Under the new ‘Accelerated Payment' rules due to come into force in July, HMRC will be able to make taxpayers pay disputed tax in advance, rather than waiting for the outcome of a tax tribunal ruling.
The Treasury has estimated that 33,000 individuals and 10,000 businesses will potentially be given accelerated payment notices by HMRC. In the "very worst cases" receiving such notices could trigger bankruptcies or insolvencies David Elliott, restructuring partner at Moore Stephens, said.
"Receiving a demand to make upfront payment of tax could put some taxpayers under financial strain, and in the very worst cases, could even trigger personal bankruptcies or business insolvencies before the technical merits of the arrangement have been tested," said Elliott.

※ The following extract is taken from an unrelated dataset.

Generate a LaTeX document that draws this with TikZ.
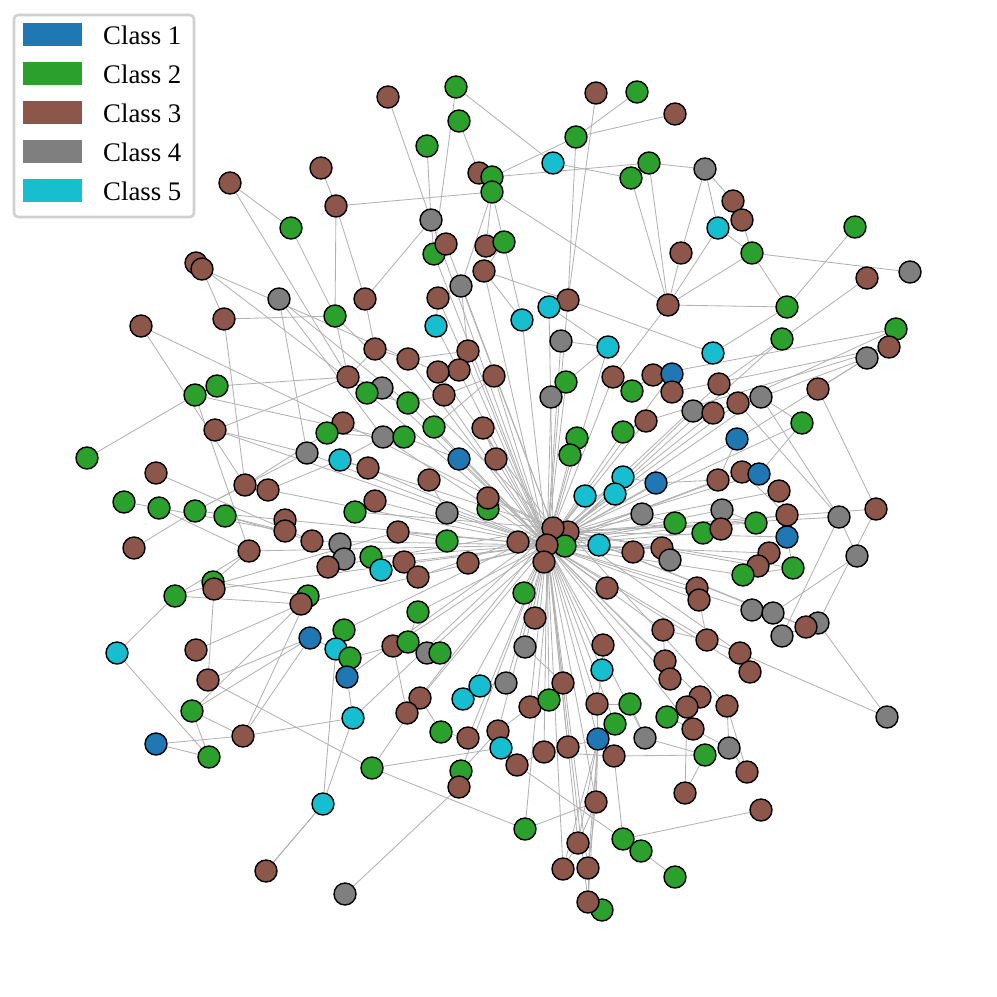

"Even a remote prospect of being made bankrupt could mean that taxpayers feel under pressure to settle disputed cases rather than take an appeal to the courts.
The requirement to pay upfront will apply retrospectively to any dispute which is ongoing on the day the rules come into force if the tax planning scheme in question has been notified to HMRC under the Disclosure of Tax Avoidance Scheme (DOTAS).
Businesses that could be hit with an accelerated payment notice may already face a ‘contingent liability'. Any dividends that are taken out of the business by its shareholders ahead of the request for money could later be deemed illegal and therefore repayable, the firm warned.
"Directors, who are also shareholders, taking dividends from a company that has used a tax planning scheme may face claims against their own assets if the company is unable to pay an advance notice bill," Elliott said.
Taxpayers could be sent the notices in July and payment could be due as early as this October.